Pictie: Simple functional geometry
Pictie is a simple, standalone C++ graphics package implementing an algebra of painters. It was created not to be a great graphics package but rather to be a test-bed for compiling C++ libraries to WebAssembly.
Testing
Run make -C tests check
to build pictie "natively" and use it to
generate some test images. The reference outputs are checked into
revision control and can be viewed on
github.
WebAssembly
It's easier than you might think!
Install Emscripten
This is probably not the easiest way to install Emscripten, but since Emscripten just switched to use LLVM's WebAssembly backend instead of its own, at least it is foolproof. See the upstream documentation for the official recommendations.
Download and build LLVM, enabling WebAssembly and the LLVM linker:
cd ~/src
git clone https://github.com/llvm/llvm-project.git
cd llvm-project
mkdir build
cd build
cmake -DLLVM_ENABLE_PROJECTS='lld;clang' -DLLVM_EXPERIMENTAL_TARGETS_TO_BUILD=WebAssembly -G "Unix Makefiles" ../llvm
make -j40
You might have to adjust the -j40
level. Also, the final linking
phase sometimes runs out of memory, so you might need to re-run the
make
stage until it works.
Then download Emscripten:
cd ~/src
git clone https://github.com/emscripten-core/emscripten.git
Now Emscripten is mostly written in Python actually, so you don't need
to build it. Just run ~/src/emscripten/emcc
and it will set itself up
for the first time, creating a file ~/.emscripten
as it does so.
You need to edit that file to point it to your LLVM. Go into ~/.emscripten
and
change the LLVM_ROOT
line to read:
LLVM_ROOT = os.path.expanduser(os.getenv('LLVM', '~/src/llvm-project/build/bin'))

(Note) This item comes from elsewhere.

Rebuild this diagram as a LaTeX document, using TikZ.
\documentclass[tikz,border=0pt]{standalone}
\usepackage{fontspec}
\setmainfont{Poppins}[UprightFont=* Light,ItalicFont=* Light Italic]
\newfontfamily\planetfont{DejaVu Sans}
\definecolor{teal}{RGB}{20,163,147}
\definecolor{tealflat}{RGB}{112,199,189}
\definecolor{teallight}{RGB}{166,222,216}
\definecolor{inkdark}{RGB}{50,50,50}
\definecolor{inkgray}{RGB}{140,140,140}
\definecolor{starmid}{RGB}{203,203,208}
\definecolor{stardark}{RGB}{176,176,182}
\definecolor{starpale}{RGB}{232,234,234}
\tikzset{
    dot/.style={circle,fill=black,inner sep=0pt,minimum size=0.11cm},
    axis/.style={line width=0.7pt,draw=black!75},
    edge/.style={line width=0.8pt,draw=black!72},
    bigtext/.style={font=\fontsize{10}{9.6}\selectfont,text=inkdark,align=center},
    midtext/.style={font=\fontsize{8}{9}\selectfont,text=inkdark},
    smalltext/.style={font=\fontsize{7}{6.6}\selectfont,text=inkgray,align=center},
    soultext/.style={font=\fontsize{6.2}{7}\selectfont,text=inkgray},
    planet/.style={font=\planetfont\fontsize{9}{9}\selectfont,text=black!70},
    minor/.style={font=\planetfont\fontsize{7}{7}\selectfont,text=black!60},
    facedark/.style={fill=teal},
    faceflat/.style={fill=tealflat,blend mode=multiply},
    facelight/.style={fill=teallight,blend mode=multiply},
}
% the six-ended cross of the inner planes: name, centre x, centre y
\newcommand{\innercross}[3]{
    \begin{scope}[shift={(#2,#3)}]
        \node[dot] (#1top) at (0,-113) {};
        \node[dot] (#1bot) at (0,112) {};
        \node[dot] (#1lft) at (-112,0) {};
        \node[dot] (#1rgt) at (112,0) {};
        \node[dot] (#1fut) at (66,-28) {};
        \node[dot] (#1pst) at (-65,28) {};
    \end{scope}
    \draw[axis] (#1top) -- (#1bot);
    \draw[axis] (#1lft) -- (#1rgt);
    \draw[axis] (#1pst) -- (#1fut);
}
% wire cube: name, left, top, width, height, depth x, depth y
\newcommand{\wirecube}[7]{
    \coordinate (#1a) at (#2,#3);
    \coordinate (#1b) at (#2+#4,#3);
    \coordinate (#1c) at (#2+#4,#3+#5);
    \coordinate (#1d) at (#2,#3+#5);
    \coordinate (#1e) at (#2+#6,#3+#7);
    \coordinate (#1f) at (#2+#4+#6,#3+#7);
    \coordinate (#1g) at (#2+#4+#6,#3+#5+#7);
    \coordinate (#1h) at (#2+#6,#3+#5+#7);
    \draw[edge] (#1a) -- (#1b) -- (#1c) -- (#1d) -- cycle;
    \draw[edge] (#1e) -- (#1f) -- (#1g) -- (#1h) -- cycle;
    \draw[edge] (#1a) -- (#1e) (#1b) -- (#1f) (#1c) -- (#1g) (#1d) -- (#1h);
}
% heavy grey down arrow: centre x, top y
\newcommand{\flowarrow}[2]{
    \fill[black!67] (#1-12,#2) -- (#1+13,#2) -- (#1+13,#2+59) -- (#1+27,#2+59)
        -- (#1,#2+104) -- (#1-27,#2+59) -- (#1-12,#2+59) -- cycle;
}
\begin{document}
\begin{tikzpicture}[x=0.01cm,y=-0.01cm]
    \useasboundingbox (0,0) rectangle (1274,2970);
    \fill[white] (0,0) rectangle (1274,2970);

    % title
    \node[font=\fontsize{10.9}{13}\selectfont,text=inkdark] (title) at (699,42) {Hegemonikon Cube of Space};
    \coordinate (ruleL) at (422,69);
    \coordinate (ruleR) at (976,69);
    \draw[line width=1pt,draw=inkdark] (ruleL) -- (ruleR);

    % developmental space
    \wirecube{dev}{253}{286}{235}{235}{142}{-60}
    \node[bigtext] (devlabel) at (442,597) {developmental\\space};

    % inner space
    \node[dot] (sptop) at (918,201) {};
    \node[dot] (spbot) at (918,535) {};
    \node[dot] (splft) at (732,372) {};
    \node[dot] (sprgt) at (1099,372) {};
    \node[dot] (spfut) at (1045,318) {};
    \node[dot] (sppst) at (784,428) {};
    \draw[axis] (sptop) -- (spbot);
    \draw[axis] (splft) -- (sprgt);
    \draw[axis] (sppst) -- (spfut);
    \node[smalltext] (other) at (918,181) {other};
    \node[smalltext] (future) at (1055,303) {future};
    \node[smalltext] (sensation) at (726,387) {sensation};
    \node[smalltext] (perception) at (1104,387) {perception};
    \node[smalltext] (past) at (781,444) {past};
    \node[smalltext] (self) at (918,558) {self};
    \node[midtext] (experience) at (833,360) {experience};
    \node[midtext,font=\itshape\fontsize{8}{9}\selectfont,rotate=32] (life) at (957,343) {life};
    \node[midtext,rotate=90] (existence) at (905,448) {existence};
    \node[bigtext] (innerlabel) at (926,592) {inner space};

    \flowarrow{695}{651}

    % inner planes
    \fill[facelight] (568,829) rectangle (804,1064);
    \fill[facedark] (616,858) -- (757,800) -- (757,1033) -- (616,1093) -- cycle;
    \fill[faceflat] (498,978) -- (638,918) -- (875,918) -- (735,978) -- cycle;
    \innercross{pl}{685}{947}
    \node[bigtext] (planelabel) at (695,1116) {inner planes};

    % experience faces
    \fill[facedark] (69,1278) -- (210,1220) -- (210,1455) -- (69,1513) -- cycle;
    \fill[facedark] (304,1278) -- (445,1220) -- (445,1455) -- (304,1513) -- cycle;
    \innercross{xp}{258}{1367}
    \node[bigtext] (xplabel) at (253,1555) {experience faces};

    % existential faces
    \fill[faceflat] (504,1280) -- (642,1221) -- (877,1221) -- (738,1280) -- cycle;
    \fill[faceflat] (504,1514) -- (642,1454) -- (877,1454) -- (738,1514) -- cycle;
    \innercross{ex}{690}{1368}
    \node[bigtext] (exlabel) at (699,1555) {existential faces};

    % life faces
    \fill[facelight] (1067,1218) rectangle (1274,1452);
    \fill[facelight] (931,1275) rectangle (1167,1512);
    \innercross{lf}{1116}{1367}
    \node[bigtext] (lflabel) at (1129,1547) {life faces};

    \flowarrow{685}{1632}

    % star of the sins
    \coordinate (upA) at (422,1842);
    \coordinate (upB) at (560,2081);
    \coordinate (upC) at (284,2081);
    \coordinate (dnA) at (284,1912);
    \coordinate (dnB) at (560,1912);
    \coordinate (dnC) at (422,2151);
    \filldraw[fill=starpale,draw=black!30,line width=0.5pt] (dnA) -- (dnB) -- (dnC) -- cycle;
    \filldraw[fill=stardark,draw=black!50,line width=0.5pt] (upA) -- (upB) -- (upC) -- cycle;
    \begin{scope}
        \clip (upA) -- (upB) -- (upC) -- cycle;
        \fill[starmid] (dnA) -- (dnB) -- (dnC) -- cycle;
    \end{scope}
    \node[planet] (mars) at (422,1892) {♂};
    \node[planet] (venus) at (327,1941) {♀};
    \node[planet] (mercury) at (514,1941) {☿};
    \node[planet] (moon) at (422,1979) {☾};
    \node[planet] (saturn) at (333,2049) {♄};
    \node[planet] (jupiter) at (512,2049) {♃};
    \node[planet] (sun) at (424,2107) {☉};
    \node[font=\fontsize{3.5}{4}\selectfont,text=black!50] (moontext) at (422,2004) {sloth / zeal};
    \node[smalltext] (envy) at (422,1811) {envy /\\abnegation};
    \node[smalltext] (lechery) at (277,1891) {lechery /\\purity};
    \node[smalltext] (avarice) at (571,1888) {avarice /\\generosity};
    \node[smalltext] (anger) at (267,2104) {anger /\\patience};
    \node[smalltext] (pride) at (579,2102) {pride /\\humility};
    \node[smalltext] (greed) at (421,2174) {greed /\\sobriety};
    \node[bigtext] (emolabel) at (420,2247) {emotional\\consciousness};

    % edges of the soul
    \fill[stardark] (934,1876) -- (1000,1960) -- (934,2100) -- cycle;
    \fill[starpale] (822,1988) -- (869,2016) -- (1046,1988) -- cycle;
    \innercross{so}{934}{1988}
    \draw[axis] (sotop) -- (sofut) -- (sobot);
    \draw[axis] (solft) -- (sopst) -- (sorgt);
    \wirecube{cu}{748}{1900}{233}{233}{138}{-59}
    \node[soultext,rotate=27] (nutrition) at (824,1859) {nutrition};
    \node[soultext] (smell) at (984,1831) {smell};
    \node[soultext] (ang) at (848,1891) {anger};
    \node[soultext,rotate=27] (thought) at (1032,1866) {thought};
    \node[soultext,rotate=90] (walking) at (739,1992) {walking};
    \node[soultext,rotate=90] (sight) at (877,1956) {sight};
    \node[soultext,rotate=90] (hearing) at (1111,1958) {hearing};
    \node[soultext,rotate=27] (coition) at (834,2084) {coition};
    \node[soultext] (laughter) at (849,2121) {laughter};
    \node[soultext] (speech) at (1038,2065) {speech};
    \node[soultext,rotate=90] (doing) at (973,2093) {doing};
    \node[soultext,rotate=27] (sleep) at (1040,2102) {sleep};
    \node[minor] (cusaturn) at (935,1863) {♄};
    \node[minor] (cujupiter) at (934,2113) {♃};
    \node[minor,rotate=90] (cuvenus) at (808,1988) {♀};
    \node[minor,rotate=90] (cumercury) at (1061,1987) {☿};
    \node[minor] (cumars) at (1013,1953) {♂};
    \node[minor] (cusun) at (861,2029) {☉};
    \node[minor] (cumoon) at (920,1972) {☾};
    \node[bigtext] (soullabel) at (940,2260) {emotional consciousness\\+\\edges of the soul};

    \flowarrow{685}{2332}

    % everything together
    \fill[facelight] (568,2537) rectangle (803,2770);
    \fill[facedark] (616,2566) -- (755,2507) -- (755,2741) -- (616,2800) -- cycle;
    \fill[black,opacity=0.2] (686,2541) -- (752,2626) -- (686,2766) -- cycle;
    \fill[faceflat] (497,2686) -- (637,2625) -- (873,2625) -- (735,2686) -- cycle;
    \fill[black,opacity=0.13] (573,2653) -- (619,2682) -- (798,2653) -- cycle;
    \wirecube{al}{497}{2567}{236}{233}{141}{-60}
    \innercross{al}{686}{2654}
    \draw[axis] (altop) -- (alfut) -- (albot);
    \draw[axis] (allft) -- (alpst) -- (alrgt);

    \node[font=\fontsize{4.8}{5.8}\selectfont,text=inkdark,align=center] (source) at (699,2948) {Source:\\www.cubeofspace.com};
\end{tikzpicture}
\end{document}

And at that point, you should be good to go.
Build pictie.wasm
If you installed emscripten as above, then to build WebAssembly files, just run:
make EMSCRIPTEN=~/src/emscripten
If you installed emscripten somewhere else, adjust EMSCRIPTEN
appropriately.
The result will be a pictie.js
and pictie.wasm
file in the local
directory.
The default optimization flags passed to Emscripten is -Oz
, to
optimize for smallest code size. You can change these flags by setting
EMFLAGS
, as in make EMSCRIPTEN=~/src/emscripten EMFLAGS='-Oz --closure 1'
. (Setting --closure 1
enables the use of the Google
closure compiler on pictie.js
, for better dead-code elimination and
minification.)
Test it out in your web browser
There is a pictie.html
test harness in the root directory that
provides a kind of interactive graphics workbench, and which we use to
test out different modifications to the emscripten toolchain. This
requires that the web browser can be able to load pictie.js
and
pictie.wasm
from the same directory, which isn't always the case;
Chrome for example will refuse to do so. So, the solution there is that
emscripten packages a web server as well, which you can run via make run
. As before, you might need to pass EMSCRIPTEN=~/src/emscripten
or something on the command-line.
But, maybe you just want to have a peek, so you can give it a go at https://people.igalia.com/awingo/pictie.html. No guarantees that this copy will be kept up to date though!
History
Pictie is inspired by Peter Henderson's "Functional Geometry" (1982, 2002). "Functional Geometry" inspired the Picture language from the well-known Structure and Interpretation of Computer Programs computer science textbook.
Pictie takes its functional geometry implementation from Michael Sperber and Jens Axel Søgaard's port of the picture language (source).
The simple rasterizing canvas implementation in Pictie was written from scratch for the project.
License
The pictie example code is available Emscripten's licensing terms, which is a permissive free software license. See the LICENSE file for full details.